Consider the following problem: given a few demonstrations of a task across a few different objects, how can a robot learn to perform that same task on new, previously unseen objects? This is challenging because the large variety of objects within a class makes it difficult to infer the task-relevant relationship between the new objects and the objects in the demonstrations. We address this by formulating imitation learning as a conditional alignment problem between graph representations of objects. Consequently, we show that this conditioning allows for in-context learning, where a robot can perform a task on a set of new objects immediately after the demonstrations, without any prior knowledge about the object class or any further training. In our experiments, we explore and validate our design choices, and we show that our method is highly effective for few-shot learning of several real-world, everyday tasks, whilst outperforming baselines.
Key Idea 1) Learn a general model that can align two novel objects in a way that is consistent with a few examples. 2) Use it to find a trajectory of alignments needed to complete arbitrary tasks from a few demonstrations, without any prior knowledge about the object classes or any further training.
Imitation through Object Alignment
We address few-shot imitation learning as a problem of finding a trajectory of task-relevant alignments between two objects. Inferring such a trajectory of alignments from just a few demonstrations, without any prior knowledge about the object class or any further training, allows us to complete everyday robotic tasks immediately after the demonstrations by moving one object relative to the other, recreating the inferred alignments, as can be seen in the video on the right. We achieve this by learning a task-agnostic conditional distribution of alignments using a graph representation of objects and an energy-based model, which jointly infers task-relevant parts of the objects and how to align them in a consistent way with the provided demonstrations.
Generalisation Through Object Deformations
To learn the previously discussed general conditional distribution of alignments we need a large and diverse dataset of consistent alignments between different instances of objects from the same category. We achieve this by utilising a correspondence-preserving shape augmentation method, which allows us to create an arbitrary number of objects which are aligned in a consistent (but task-agnostic) way. For example, we can create many different aeroplanes and motorcycles, while ensuring that their specific parts (highlighted as green and blue spheres in the visualisation) maintain the same relevant alignment in all of them.

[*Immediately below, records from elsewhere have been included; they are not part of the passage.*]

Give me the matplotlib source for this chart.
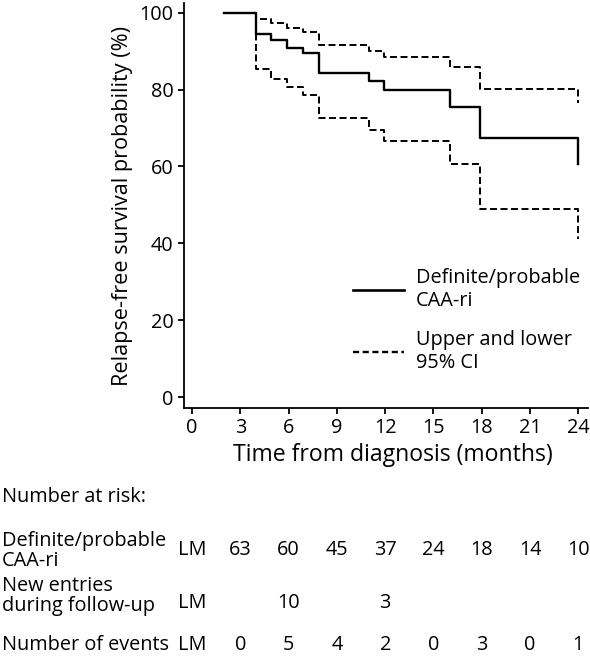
import matplotlib
matplotlib.use("Agg")
import matplotlib.pyplot as plt
import matplotlib.transforms as mtransforms
from matplotlib.lines import Line2D

plt.rcParams["font.family"] = ["Open Sans", "DejaVu Sans"]

# Kaplan-Meier estimate and 95% CI
months = [2, 4, 4.9, 5.9, 6.9, 7.9, 11, 11.9, 16, 17.9, 24]
survival = [100, 94.4, 92.8, 90.8, 89.5, 84.3, 82.1, 80.0, 75.4, 67.4, 60.6]
ci_upper = [100, 98.4, 97.3, 96.0, 95.0, 91.7, 89.9, 88.4, 85.9, 80.2, 76.5]
ci_lower = [100, 85.4, 82.8, 80.6, 78.5, 72.6, 69.5, 66.7, 60.6, 48.9, 41.1]

# Risk table
table_months = [3, 6, 9, 12, 15, 18, 21, 24]
at_risk = ["63", "60", "45", "37", "24", "18", "14", "10"]
new_entries = ["", "10", "", "3", "", "", "", ""]
n_events = ["0", "5", "4", "2", "0", "3", "0", "1"]

fig = plt.figure(figsize=(5.9, 6.56), dpi=100)
ax = fig.add_axes([184 / 590, 1 - 408 / 656, 404 / 590, 405 / 656])

dash = (0, (3.6, 1.8))
ax.step(months, ci_upper, where="post", color="black", lw=1.4, linestyle=dash, zorder=2)
ax.step(months, ci_lower, where="post", color="black", lw=1.4, linestyle=dash, zorder=2)
ax.step(months, survival, where="post", color="black", lw=1.7, zorder=3)

ax.set_xlim(-0.5, 24.6)
ax.set_ylim(-2.8, 102.5)
ax.set_xticks(range(0, 25, 3))
ax.set_yticks(range(0, 101, 20))
ax.spines["top"].set_visible(False)
ax.spines["right"].set_visible(False)
for s in ["left", "bottom"]:
    ax.spines[s].set_linewidth(1.3)
ax.tick_params(direction="out", length=4.5, width=1.3, labelsize=14.3, pad=3)
ax.set_xlabel("Time from diagnosis (months)", fontsize=16.6, labelpad=5)
ax.xaxis.set_label_coords((393 - 184) / 404, -0.09, transform=ax.transAxes)
ax.xaxis.label.set_va("center")
ax.xaxis.set_label_coords((393 - 184) / 404, 1 - (455 - 3) / 405)
ax.set_ylabel("Relapse-free survival probability (%)", fontsize=15.6, labelpad=5)

handles = [Line2D([], [], color="black", lw=1.9),
           Line2D([], [], color="black", lw=1.7, linestyle=(0, (2.6, 1.5)))]
ax.legend(handles, ["Definite/probable\nCAA-ri", "Upper and lower\n95% CI"],
          loc="upper left", bbox_to_anchor=(353 / 590, 1 - 268 / 656),
          bbox_transform=fig.transFigure, frameon=False, fontsize=14.3,
          handlelength=2.55, handletextpad=0.6, borderpad=0, borderaxespad=0,
          labelspacing=0.95)

# risk table below the axes, x follows the month axis
trans = mtransforms.blended_transform_factory(ax.transData, fig.transFigure)
fs = 14.3
fig.text(2 / 590, 1 - 497 / 656, "Number at risk:", fontsize=fs, va="center", ha="left")

rows = [("Definite/probable\nCAA-ri", at_risk, 551, 550),
        ("New entries\nduring follow-up", new_entries, 596, 603),
        ("Number of events", n_events, 645, 645)]
for label, vals, ylab, ynum in rows:
    fig.text(2 / 590, 1 - ylab / 656, label, fontsize=fs, va="center", ha="left",
             linespacing=0.98)
    ax.text(0, 1 - ynum / 656, "LM", transform=trans, fontsize=fs, va="center", ha="center")
    for m, v in zip(table_months, vals):
        ax.text(m, 1 - ynum / 656, v, transform=trans, fontsize=fs, va="center", ha="center")

fig.savefig("out.png", dpi=100)
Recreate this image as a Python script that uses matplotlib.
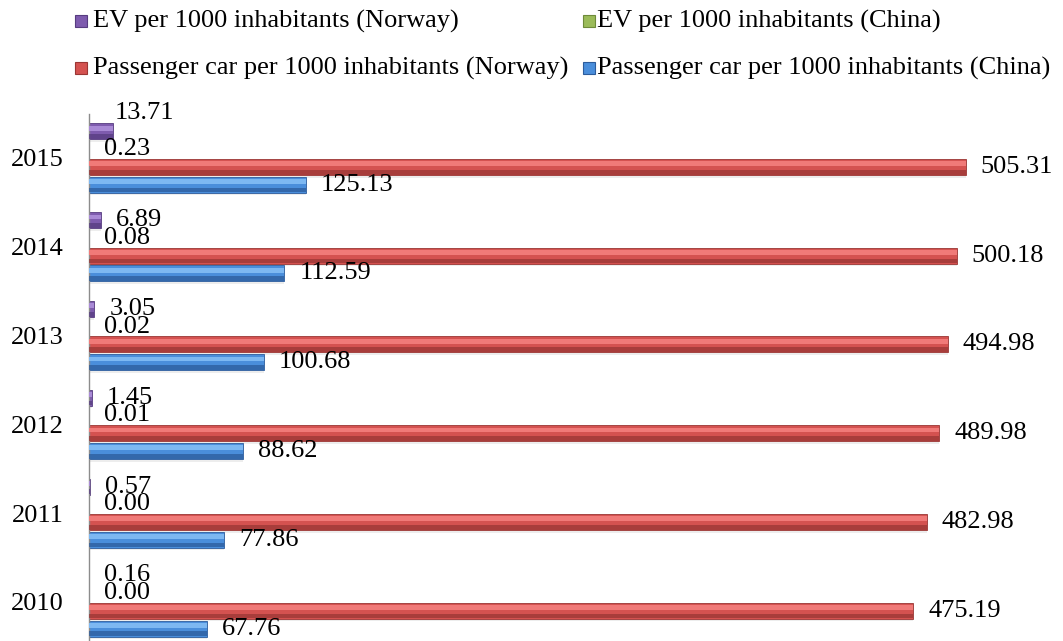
import matplotlib
matplotlib.use("Agg")
import matplotlib.pyplot as plt
from matplotlib.patches import Rectangle
import numpy as np

# ---- data ----
years = ["2010", "2011", "2012", "2013", "2014", "2015"]
ev_norway = [0.16, 0.57, 1.45, 3.05, 6.89, 13.71]
ev_china = [0.00, 0.00, 0.01, 0.02, 0.08, 0.23]
car_norway = [475.19, 482.98, 489.98, 494.98, 500.18, 505.31]
car_china = [67.76, 77.86, 88.62, 100.68, 112.59, 125.13]
series_names = [
    "EV per 1000 inhabitants (Norway)",
    "EV per 1000 inhabitants (China)",
    "Passenger car per 1000 inhabitants (Norway)",
    "Passenger car per 1000 inhabitants (China)",
]

# ---- style ----
FONT = "Liberation Serif"
FS = 19
colors = {
    "main": ["#7E5BAE", "#9BBB59", "#D45250", "#4A8EDB"],
    "light": ["#A98AD6", "#C3DF86", "#F07A78", "#7DB8F2"],
    "dark": ["#573C80", "#6E8A3A", "#9A3634", "#2C5C9C"],
}
offsets = [0.3, 0.1, -0.1, -0.3]
bar_h = 0.18

W, H = 1063, 641
fig = plt.figure(figsize=(W / 100, H / 100), dpi=100)
ax_top_px = 113.6
ax = fig.add_axes([89 / W, 0, 954 / W, (H - ax_top_px) / H])
ax.set_xlim(0, 954 / 1.735)
ax.set_ylim(-0.44, 5.5)

y = np.arange(len(years))
all_series = [ev_norway, ev_china, car_norway, car_china]
for k, vals in enumerate(all_series):
    pos = y + offsets[k]
    # soft shadow
    ax.barh(pos - 0.03, vals, height=bar_h, color="#000000", alpha=0.07,
            linewidth=0, zorder=1)
    # main bar
    ax.barh(pos, vals, height=bar_h, color=colors["main"][k],
            edgecolor=colors["dark"][k], linewidth=0.6, zorder=2)
    # bevel: lighter upper band, darker lower band
    ax.barh(pos + bar_h * 0.2, vals, height=bar_h * 0.3,
            color=colors["light"][k], linewidth=0, zorder=3)
    ax.barh(pos - bar_h * 0.33, vals, height=bar_h * 0.3,
            color=colors["dark"][k], linewidth=0, zorder=3, alpha=0.75)
    for i, v in enumerate(vals):
        dx, dy = 15 * 0.72, 0
        if k == 0 and i == len(years) - 1:
            dx, dy = 2 * 0.72, 18 * 0.72
        ax.annotate(f"{v:.2f}", xy=(v, pos[i]), xytext=(dx, dy),
                    textcoords="offset points", va="center", ha="left",
                    fontsize=FS, family=FONT, color="black", zorder=5)

ax.set_yticks(y)
ax.set_yticklabels(years, fontsize=FS, family=FONT)
ax.tick_params(axis="y", length=0, pad=18)
ax.set_xticks([])
for s in ["top", "right", "bottom"]:
    ax.spines[s].set_visible(False)
ax.spines["left"].set_color("#8C8C8C")
ax.spines["left"].set_linewidth(1.0)

# ---- legend (manual layout like the original) ----
legend_pos = [  # marker x, center y, text x (pixels)
    (75, 21, 93),
    (583, 21, 597),
    (75, 68, 93),
    (583, 68, 597),
]
for k, (mx, yc, tx) in enumerate(legend_pos):
    fig.add_artist(Rectangle((mx / W, 1 - (yc + 6) / H), 12 / W, 12 / H,
                             transform=fig.transFigure,
                             facecolor=colors["main"][k],
                             edgecolor=colors["dark"][k], linewidth=0.8))
    fig.text(tx / W, 1 - yc / H, series_names[k], va="center", ha="left",
             fontsize=FS, family=FONT)

fig.savefig("out.png", dpi=100)
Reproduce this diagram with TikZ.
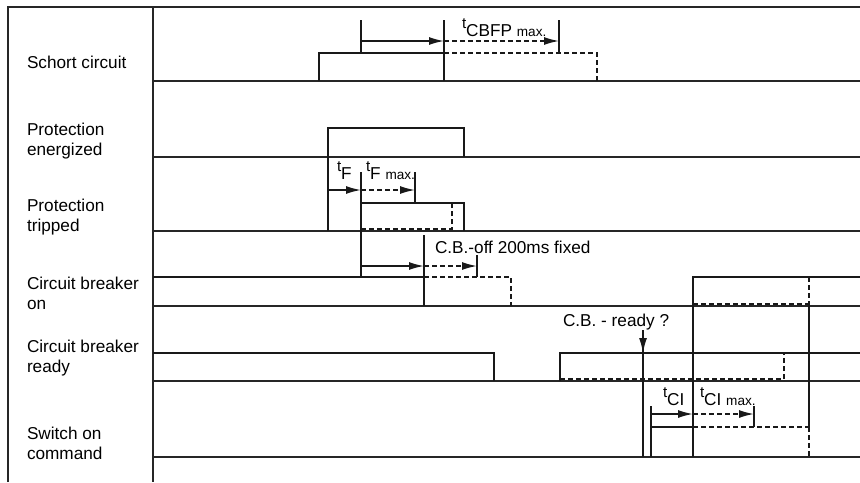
\documentclass[tikz,border=0pt]{standalone}
\usepackage{fontspec}
\setmainfont{Liberation Sans}
\usetikzlibrary{arrows.meta}
\newcommand\smallt{\raisebox{4pt}{\fontsize{7.6}{8}\selectfont t}}
\newcommand\maxt{{\fontsize{6.8}{8}\selectfont max.}}

\begin{document}
\begin{tikzpicture}[
    x=0.5pt, y=-0.5pt,
    font=\fontsize{8.6}{10}\selectfont,
 mylabel/.style = {
        anchor=west, align=left, inner sep=0pt, outer sep=0pt},
 timelabel/.style = {
        anchor=base west, inner sep=0pt, outer sep=0pt},
  frame/.style = {line width=1pt, black!85},
 signal/.style = {line width=1pt, black!90},
  maybe/.style = {line width=0.8pt, black!90, dash pattern=on 2.5pt off 1.5pt},
 marker/.style = {line width=0.8pt, black!90},
  arrow/.style = {line width=0.8pt, black!90, -{Latex[length=7.5pt,width=4pt]}},
 darrow/.style = {arrow, dash pattern=on 2.5pt off 1.5pt}
                    ]
\useasboundingbox (0,0) rectangle (860,482);
% the frame and the baselines
\draw[frame] (8,482) -- (8,7) -- (860,7);
\draw[frame] (153,7) -- (153,482);
\foreach \y in {81,157,231,306,381,457}
    \draw[frame] (153,\y) -- (860,\y);

% the labels on the left
\node (l1) [mylabel] at (27,62)  {Schort circuit};
\node (l2) [mylabel] at (27,141) {Protection\\energized};
\node (l3) [mylabel] at (27,217) {Protection\\tripped};
\node (l4) [mylabel] at (27,293) {Circuit breaker\\on};
\node (l5) [mylabel] at (27,358) {Circuit breaker\\ready};
\node (l6) [mylabel] at (27,443) {Switch on\\command};

% schort circuit
\draw[signal] (319,81) -- (319,53) -- (444,53);
\draw[signal] (444,20) -- (444,81);
\draw[maybe]  (444,53) -- (597,53) -- (597,81);
\draw[marker] (361,20) -- (361,53);
\draw[marker] (559,20) -- (559,53);
\draw[arrow]  (361,41) -- (444,41);
\draw[darrow] (444,41) -- (559,41);
\node (tcbfp) [timelabel] at (462,36) {\smallt CBFP \maxt};

% protection energized
\draw[signal] (328,231) -- (328,128) -- (464,128) -- (464,157);

% protection tripped
\draw[signal] (361,231) -- (361,203) -- (464,203) -- (464,231);
\draw[maybe]  (361,229) -- (452,229) -- (452,203);
\draw[marker] (361,172) -- (361,277);
\draw[marker] (415,172) -- (415,203);
\draw[arrow]  (328,190) -- (361,190);
\draw[darrow] (361,190) -- (415,190);
\node (tf)    [timelabel] at (337,179) {\smallt F};
\node (tfmax) [timelabel] at (366,179) {\smallt F \maxt};

% circuit breaker on
\draw[signal] (153,277) -- (424,277);
\draw[signal] (424,235) -- (424,306);
\draw[maybe]  (424,277) -- (511,277) -- (511,306);
\draw[marker] (477,255) -- (477,277);
\draw[arrow]  (361,266) -- (424,266);
\draw[darrow] (424,266) -- (477,266);
\node (cboff) [timelabel] at (435,253) {C.B.-off 200ms fixed};
\draw[signal] (693,306) -- (693,277) -- (860,277);
\draw[maybe]  (693,304) -- (809,304);

% circuit breaker ready
\draw[signal] (153,353) -- (494,353) -- (494,381);
\draw[signal] (560,381) -- (560,353) -- (860,353);
\draw[maybe]  (560,379) -- (784,379) -- (784,353);
\node (cbready) [timelabel] at (563,326) {C.B. - ready ?};
\draw[marker] (643,330) -- (643,457);
\draw[arrow]  (643,330) -- (643,353);

% switch on command
\draw[signal] (651,406) -- (651,457);
\draw[signal] (651,427) -- (693,427);
\draw[maybe]  (693,427) -- (809,427);
\draw[signal] (693,277) -- (693,457);
\draw[maybe]  (809,277) -- (809,306);
\draw[signal] (809,306) -- (809,427);
\draw[maybe]  (809,427) -- (809,457);
\draw[marker] (754,406) -- (754,427);
\draw[arrow]  (651,414) -- (693,414);
\draw[darrow] (693,414) -- (754,414);
\node (tci)    [timelabel] at (663,405) {\smallt CI};
\node (tcimax) [timelabel] at (700,405) {\smallt CI \maxt};
\end{tikzpicture}
\end{document}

Object Alignment Representation Using Heterogeneous Graphs
To effectively learn the proposed distribution of alignments and enable generalisation to novel objects, we first create a general representation of alignments between two objects using a heterogeneous graph. We do so by first clustering point cloud observations of the objects, locally encoding their geometries, and connecting created nodes with bidirectional edges (yellow and green). It allows the model to focus on specific parts of the objects and varying alignments between them. To propagate information from the demonstration and test alignments we connect them with the directional edges (grey) achieving a graph representation that is suitable for making predictions about whether the test alignment is consistent with the demonstrated ones. Below you can see the visualisation of the procedure used to create such a graph representation.
Learning Implicit Distribution of Alignments
Having a structured graph representation and a diverse dataset of alignments to learn from, we then employ an energy-based model to implicitly learn the previously described distribution of alignments. Intuitively, our energy-based model compares the test alignment with the demonstrated ones and determines whether it is consistent (low energy) or not (high energy). By moving one object relative to another (for example in a 2D plane), we can visualise the energy landscape the model learns for a specific sample. On the right, you can see the evolution of the learnt energy landscape during training. Here, the red ball represents the ground truth (where the minimum of the function should be).
Optimisation at Inference
Using the learnt conditional distribution of alignments as an energy model, we can find an alignment of novel instances of objects that is consistent with the demonstrations at inference by performing a gradient-descent optimisation. Below you can see an example of such an optimisation procedure when visualised using our devised graph representation. Intuitively, we are moving part of the graph in the direction that minimises the predicted energy.
To better understand what is happening, we also provide visualisations of the optimisation procedure in the input space of the learnt model, i.e. segmented point clouds. Magenta, yellow, green, and red point clouds represent the demonstrated alignments between objects, while the blue point clouds represent the test alignment that is being optimised.
Having the ability to infer the alignments between objects that are consistent with the demonstrations, we can then use it to complete everyday robotic tasks in a few-shot manner without the need for any further training or prior knowledge about the objects. Below you can see the real-world deployment of our method on 6 everyday robotic tasks. Note that, for all of our experiments, we use a single model trained on the diverse synthetically generated dataset described previously.